» AIM
Search the data for the word "this" and copy every line that contains it.

» SUPPLIED INFORMATION
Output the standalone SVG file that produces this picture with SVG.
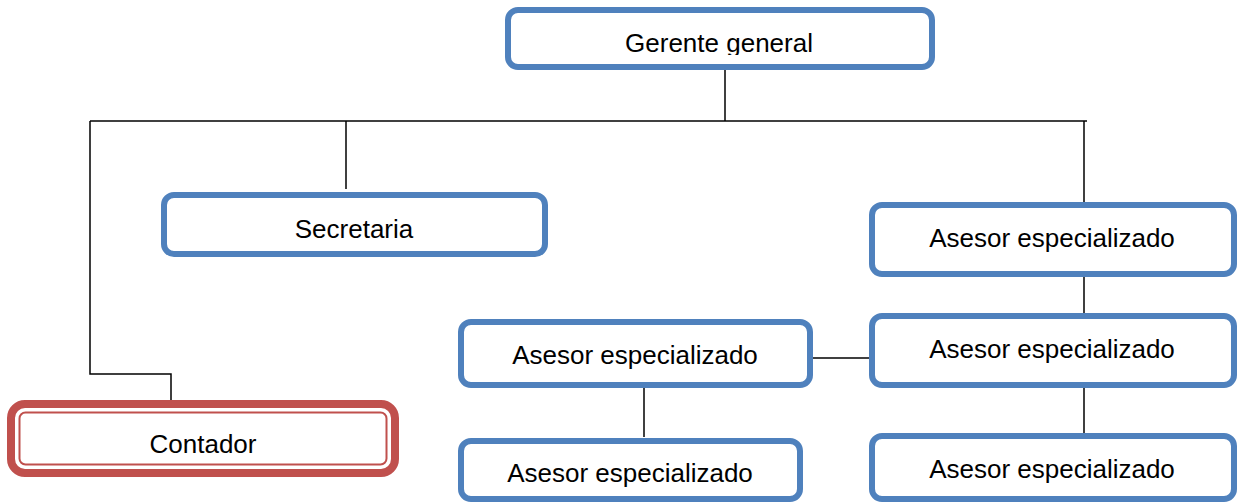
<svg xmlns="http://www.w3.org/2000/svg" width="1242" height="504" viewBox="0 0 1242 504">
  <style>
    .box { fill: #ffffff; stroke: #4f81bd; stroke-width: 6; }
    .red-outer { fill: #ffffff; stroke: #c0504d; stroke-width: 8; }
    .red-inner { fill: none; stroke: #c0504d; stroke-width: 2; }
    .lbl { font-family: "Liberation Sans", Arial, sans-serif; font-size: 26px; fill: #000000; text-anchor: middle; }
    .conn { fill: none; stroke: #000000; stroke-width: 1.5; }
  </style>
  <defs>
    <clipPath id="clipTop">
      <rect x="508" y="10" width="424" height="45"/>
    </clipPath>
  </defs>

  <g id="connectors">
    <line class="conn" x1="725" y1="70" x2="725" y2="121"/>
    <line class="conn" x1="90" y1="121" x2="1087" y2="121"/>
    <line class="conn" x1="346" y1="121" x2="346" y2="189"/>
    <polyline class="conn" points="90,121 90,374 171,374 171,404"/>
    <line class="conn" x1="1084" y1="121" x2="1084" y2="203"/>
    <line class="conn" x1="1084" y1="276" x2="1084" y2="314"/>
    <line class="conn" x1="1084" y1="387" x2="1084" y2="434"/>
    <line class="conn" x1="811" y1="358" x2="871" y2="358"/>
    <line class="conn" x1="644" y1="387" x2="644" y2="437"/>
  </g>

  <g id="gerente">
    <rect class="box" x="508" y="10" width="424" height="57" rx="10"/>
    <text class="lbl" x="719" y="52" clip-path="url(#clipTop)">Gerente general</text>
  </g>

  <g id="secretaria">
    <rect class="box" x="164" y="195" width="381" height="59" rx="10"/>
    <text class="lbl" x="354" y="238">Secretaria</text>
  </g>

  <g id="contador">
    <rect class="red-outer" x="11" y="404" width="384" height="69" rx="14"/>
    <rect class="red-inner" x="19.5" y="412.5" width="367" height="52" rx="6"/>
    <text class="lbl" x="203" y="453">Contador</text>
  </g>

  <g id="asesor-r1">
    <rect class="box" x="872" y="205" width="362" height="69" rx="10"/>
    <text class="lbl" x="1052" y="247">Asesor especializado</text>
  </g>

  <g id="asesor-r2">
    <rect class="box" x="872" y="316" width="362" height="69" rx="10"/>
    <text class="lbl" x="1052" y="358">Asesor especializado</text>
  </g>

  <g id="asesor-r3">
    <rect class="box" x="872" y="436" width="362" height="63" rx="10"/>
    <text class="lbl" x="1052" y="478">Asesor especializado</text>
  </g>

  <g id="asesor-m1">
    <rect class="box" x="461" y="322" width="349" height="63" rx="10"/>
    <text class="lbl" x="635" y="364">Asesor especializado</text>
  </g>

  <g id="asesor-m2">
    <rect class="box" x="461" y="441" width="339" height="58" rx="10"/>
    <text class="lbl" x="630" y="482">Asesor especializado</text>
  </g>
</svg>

==

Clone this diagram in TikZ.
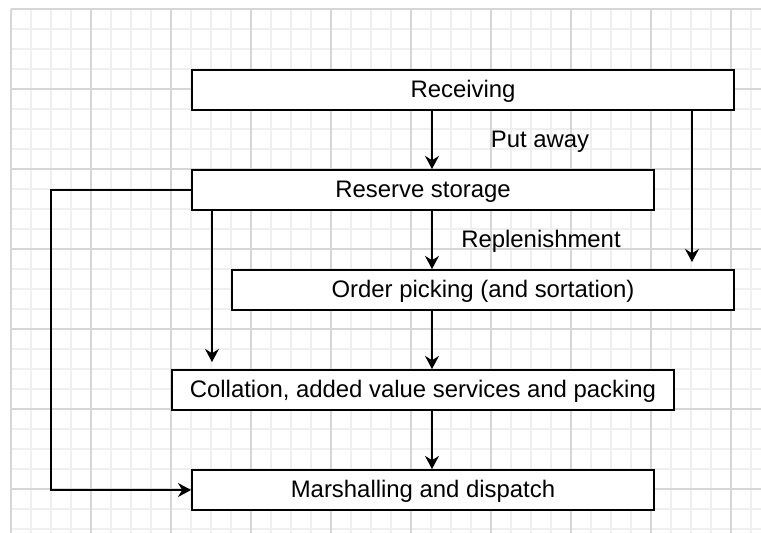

...

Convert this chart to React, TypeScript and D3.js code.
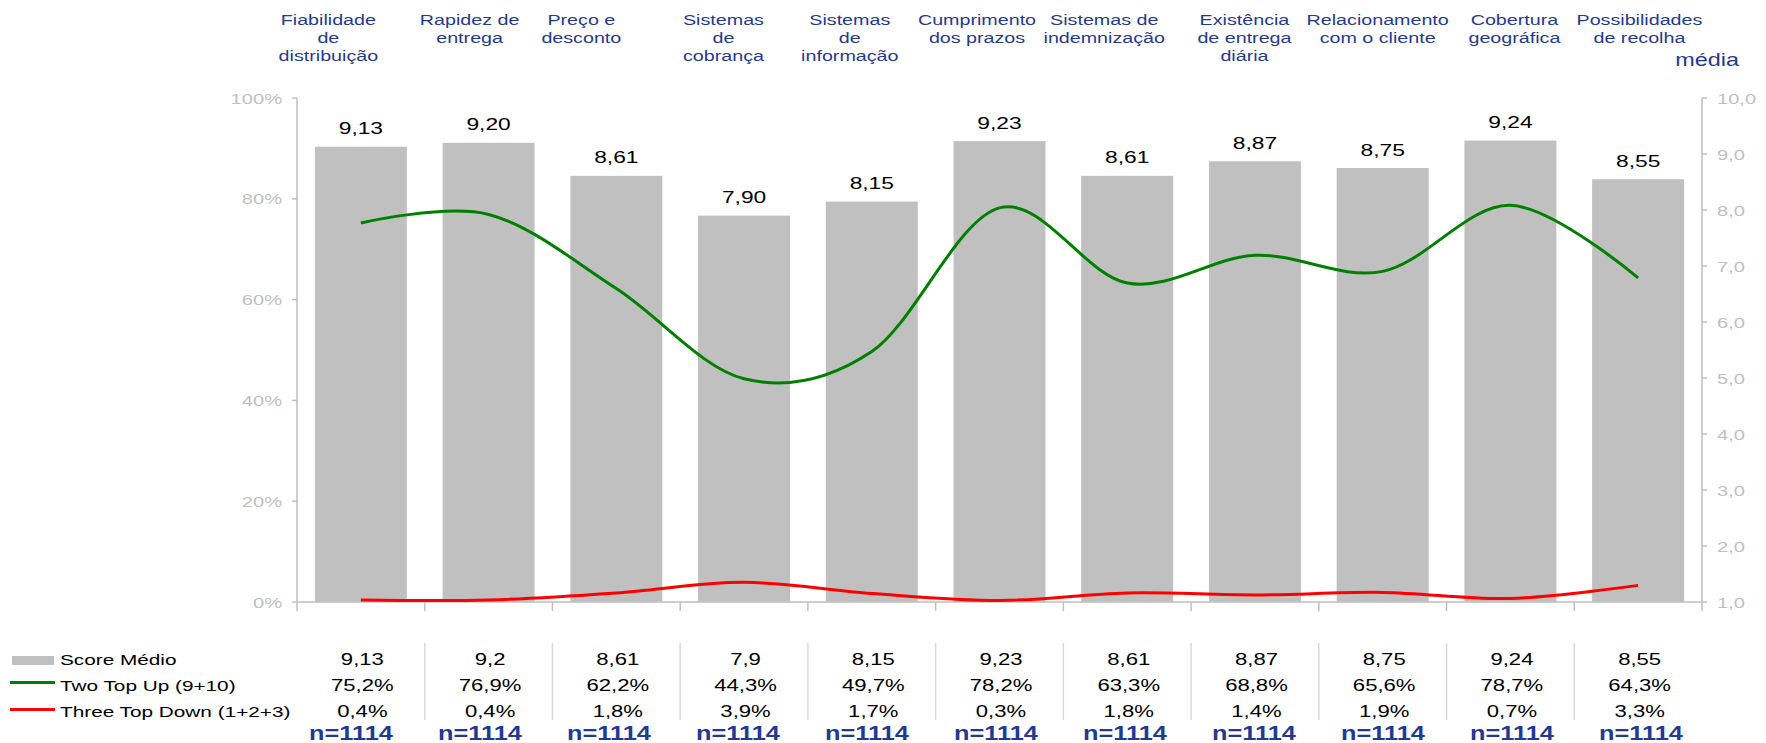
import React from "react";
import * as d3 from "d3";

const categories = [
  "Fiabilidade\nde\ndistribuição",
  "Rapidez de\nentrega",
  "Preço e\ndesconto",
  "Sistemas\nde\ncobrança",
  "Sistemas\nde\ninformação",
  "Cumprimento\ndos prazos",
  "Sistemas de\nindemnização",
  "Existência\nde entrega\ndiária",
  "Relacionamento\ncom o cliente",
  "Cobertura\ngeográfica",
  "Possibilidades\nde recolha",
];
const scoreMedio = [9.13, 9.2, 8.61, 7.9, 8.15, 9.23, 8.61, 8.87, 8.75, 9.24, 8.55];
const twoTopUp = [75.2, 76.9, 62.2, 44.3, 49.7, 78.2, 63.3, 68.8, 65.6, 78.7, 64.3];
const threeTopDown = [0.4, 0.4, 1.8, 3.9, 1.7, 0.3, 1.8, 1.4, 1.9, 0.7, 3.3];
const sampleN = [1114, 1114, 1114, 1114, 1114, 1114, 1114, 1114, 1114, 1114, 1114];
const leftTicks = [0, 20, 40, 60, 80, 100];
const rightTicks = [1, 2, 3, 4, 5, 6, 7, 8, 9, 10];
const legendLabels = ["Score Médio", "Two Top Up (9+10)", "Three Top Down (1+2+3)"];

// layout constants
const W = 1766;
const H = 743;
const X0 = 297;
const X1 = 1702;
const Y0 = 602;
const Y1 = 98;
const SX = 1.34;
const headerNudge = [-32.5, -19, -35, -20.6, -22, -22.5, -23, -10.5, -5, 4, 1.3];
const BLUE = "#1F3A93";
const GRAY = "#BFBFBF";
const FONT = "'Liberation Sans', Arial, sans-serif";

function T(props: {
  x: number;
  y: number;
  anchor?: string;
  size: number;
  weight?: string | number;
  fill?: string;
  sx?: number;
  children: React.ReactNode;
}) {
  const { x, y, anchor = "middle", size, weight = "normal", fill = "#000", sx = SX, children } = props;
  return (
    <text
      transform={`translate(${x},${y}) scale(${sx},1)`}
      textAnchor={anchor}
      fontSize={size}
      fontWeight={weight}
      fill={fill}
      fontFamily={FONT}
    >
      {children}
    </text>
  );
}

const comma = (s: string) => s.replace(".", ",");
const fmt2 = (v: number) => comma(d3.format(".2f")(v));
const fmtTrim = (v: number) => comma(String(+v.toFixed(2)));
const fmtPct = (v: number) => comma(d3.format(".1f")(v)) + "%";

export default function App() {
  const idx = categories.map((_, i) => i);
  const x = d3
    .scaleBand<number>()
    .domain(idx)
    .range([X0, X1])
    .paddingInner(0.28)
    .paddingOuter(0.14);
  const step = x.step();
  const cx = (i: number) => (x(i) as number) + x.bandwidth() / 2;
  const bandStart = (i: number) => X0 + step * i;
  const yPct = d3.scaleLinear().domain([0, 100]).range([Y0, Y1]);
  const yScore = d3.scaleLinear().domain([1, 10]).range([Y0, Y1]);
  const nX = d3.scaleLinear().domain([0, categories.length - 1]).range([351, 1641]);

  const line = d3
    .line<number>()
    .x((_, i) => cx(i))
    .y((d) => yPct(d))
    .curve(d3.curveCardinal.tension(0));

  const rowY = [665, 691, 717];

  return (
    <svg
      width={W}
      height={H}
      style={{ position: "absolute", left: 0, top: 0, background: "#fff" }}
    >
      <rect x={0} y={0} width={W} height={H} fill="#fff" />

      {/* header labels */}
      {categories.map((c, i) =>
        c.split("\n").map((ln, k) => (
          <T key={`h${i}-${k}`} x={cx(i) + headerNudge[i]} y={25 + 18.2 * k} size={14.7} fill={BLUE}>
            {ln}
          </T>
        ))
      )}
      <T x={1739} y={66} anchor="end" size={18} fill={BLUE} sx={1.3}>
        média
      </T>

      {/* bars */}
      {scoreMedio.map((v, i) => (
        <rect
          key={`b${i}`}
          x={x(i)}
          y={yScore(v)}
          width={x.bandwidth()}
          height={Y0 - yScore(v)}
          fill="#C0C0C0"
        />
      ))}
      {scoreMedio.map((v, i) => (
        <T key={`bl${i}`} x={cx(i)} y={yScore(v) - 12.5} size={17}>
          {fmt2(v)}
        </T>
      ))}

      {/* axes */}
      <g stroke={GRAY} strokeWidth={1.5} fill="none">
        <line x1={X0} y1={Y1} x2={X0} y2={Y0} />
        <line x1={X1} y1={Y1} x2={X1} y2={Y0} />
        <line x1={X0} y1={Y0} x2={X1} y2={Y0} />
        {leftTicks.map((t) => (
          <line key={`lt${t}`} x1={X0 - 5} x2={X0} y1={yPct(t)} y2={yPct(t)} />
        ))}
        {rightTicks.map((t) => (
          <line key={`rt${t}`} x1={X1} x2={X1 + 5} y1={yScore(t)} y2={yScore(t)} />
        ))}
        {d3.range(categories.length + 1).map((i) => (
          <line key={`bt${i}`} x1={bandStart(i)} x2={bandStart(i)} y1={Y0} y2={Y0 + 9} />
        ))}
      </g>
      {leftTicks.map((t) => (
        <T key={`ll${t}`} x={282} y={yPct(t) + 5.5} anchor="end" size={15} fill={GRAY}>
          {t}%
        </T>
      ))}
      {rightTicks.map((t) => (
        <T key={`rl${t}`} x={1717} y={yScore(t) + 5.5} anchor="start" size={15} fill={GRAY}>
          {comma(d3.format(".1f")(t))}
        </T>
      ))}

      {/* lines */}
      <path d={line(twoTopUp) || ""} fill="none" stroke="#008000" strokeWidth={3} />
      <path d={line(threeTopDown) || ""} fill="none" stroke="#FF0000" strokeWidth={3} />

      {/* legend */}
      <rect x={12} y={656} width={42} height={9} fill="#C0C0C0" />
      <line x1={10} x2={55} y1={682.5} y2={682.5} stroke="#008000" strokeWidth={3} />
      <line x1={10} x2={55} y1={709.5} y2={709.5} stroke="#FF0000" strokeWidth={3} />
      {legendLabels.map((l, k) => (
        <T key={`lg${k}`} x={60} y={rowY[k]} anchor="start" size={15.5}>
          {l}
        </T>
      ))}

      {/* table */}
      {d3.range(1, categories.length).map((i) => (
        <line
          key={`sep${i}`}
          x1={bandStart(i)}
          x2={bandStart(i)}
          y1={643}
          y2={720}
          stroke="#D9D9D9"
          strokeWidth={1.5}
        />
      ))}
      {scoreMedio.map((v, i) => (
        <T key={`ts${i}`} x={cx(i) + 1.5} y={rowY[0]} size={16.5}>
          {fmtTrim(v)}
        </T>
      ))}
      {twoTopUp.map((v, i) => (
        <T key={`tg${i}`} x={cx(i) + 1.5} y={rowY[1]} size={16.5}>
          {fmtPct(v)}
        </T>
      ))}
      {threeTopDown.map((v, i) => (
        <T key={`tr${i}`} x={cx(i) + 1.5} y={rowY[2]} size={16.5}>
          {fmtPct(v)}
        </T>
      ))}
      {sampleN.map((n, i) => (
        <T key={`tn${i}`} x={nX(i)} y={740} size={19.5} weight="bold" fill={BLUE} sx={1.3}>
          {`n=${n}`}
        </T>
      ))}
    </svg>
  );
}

» FINISHED EXERCISE
Output the standalone SVG file that produces this picture with SVG.
Clone this diagram in TikZ.
Convert this chart to React, TypeScript and D3.js code.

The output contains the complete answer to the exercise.